● Aim of the exercise:
Scan the listing below. Report each line that includes "page".

BEGIN Records supplied

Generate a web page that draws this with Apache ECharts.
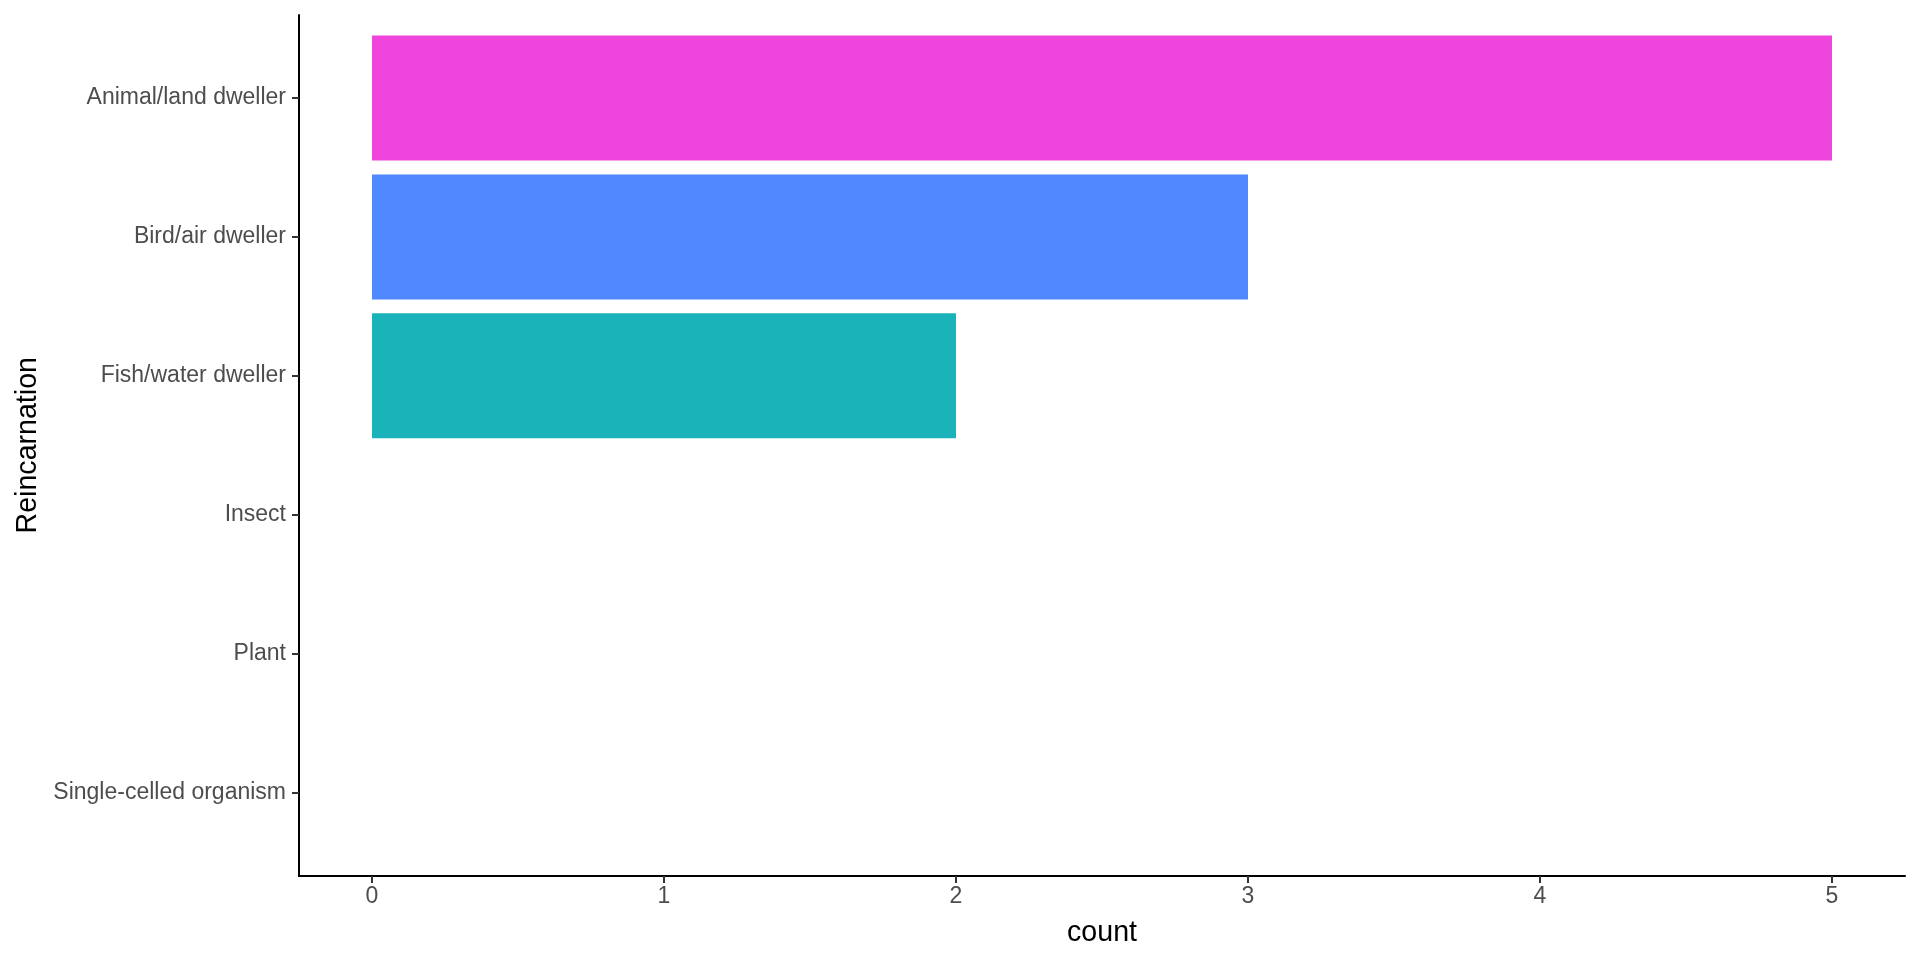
<!DOCTYPE html>
<html>
<head>
<meta charset="utf-8">
<script src="https://cdn.jsdelivr.net/npm/echarts@6/dist/echarts.min.js"></script>
<style>
  html, body { margin: 0; padding: 0; background: #fff; }
  #chart { width: 1920px; height: 960px; }
</style>
</head>
<body>
<div id="chart"></div>
<script>
// data
const categories = ["Animal/land dweller", "Bird/air dweller", "Fish/water dweller", "Insect", "Plant", "Single-celled organism"];
const counts = [5, 3, 2, 0, 0, 0];
const barColors = ["#EF45DC", "#5088FF", "#1AB3B9", "#999999", "#999999", "#999999"];
const xTicks = [0, 1, 2, 3, 4, 5];

const font = "'Liberation Sans', Arial, Helvetica, sans-serif";
const chart = echarts.init(document.getElementById("chart"));

const option = {
  animation: false,
  backgroundColor: "#fff",
  grid: [
    // bars live here, sized so the bands line up with the reference
    { left: 299, right: 15, top: 28.6, bottom: 98.1 },
    // only used to draw the full-height y axis line
    { left: 299, right: 15, top: 15, bottom: 84 }
  ],
  xAxis: [
    {
      gridIndex: 0,
      type: "value",
      min: -0.25,
      max: 5.25,
      offset: 14,
      name: "count",
      nameLocation: "middle",
      nameGap: 43,
      nameTextStyle: { color: "#000", fontSize: 28.6, fontFamily: font },
      axisLine: { show: true, onZero: false, lineStyle: { color: "#000", width: 2 } },
      axisTick: { show: true, length: 7, customValues: xTicks, lineStyle: { color: "#333", width: 2 } },
      axisLabel: { customValues: xTicks, color: "#4D4D4D", fontSize: 23, fontFamily: font, margin: 9 },
      splitLine: { show: false }
    },
    {
      gridIndex: 1,
      type: "value",
      show: false
    }
  ],
  yAxis: [
    {
      gridIndex: 0,
      type: "category",
      data: categories,
      inverse: true,
      name: "Reincarnation",
      nameLocation: "middle",
      nameGap: 256,
      nameRotate: 90,
      nameTextStyle: { color: "#000", fontSize: 28.6, fontFamily: font },
      axisLine: { show: false, onZero: false },
      axisTick: { show: true, alignWithLabel: true, length: 7, lineStyle: { color: "#333", width: 2 } },
      axisLabel: { color: "#4D4D4D", fontSize: 23, fontFamily: font, margin: 13 },
      splitLine: { show: false }
    },
    {
      gridIndex: 1,
      type: "value",
      axisLine: { show: true, onZero: false, lineStyle: { color: "#000", width: 2 } },
      axisTick: { show: false },
      axisLabel: { show: false },
      splitLine: { show: false }
    }
  ],
  series: [
    {
      type: "bar",
      xAxisIndex: 0,
      yAxisIndex: 0,
      barWidth: "90%",
      data: counts.map((v, i) => ({ value: v, itemStyle: { color: barColors[i] } }))
    }
  ]
};

chart.setOption(option);
</script>
</body>
</html>
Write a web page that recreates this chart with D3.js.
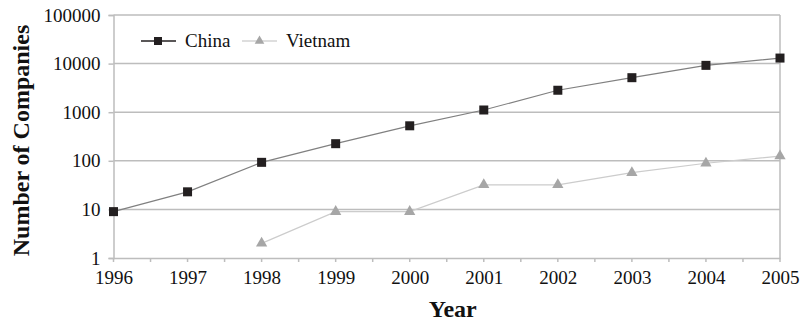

END Records supplied

● Written solution:
Generate a web page that draws this with Apache ECharts.
Write a web page that recreates this chart with D3.js.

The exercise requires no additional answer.